Per portare a termine la storia, comunque, saranno sufficienti 10 o 12 ore, a cui si devono aggiungere eventuali quest secondarie o parziali replay per completare l’altro path, se ne avrete voglia (potete sempre sdoppiare il salvataggio prima della scelta cruciale -ndr). Stabilire la durata precisa di un gioco del genere non è facile: dipenderà da quanto il mondo di gioco riuscirà a rapirvi e dalla vostra predisposizione ai sandbox. Sicuramente, però, in confronto ai veri JRPG o a Zelda, Steambot Chronicles è meno longevo, e il multiplayer 1 vs 1 non migliora le cose, visto il sistema di combattimento non particolarmente appagante.
Dal momento che ci troviamo nella sezione retro, dove ci piace anche fare qualche divagazione o dedicarci in maniera più approfondita ad un titolo, una serie o un tema, vale la pena di spendere due parole sulla serie Bumpy Trot, come si chiama in Giappone.
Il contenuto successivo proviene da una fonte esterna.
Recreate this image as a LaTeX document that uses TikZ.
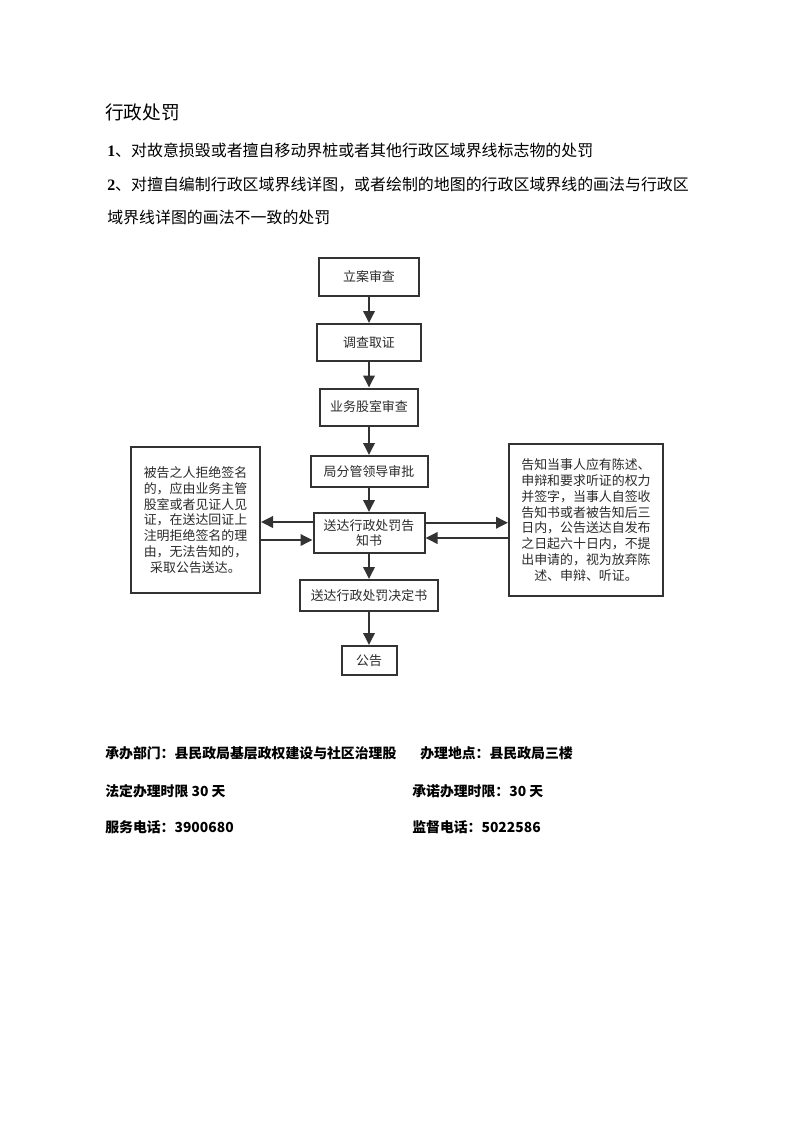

Un seguito per PlayStation3 (ma lo sviluppo era iniziato su PS2) è stato annunciato nel 2006, a un anno dall’uscita del primo episodio, oggetto di questa recensione, ma proprio nel 2011 è stato ufficialmente cancellato, dopo anni di latitanza. Peccato, perché le basi per l’evoluzione della serie c’erano tutte. Ai fan non rimane altro che buttarsi sui due spin-off usciti per PSP, cioè Steambot Chronicles: Battle Tournament e Blokus Portable: Steambot Championship: mentre il primo non è poi un gran gioco, il secondo è solamente una versione di Blokus (dunque un puzzle game) che ospita i personaggi di Steambot Chronicles.
Steambot Chronicles era una serie interessante, con del potenziale, ma le vicende di Irem hanno tarpato le ali a Vanilla e a Connie. Il capostipite della saga non è invecchiato benissimo, però è un gioco curioso e inusuale che potrebbe ancora “affascinare” qualche appassionato del gaming giapponese.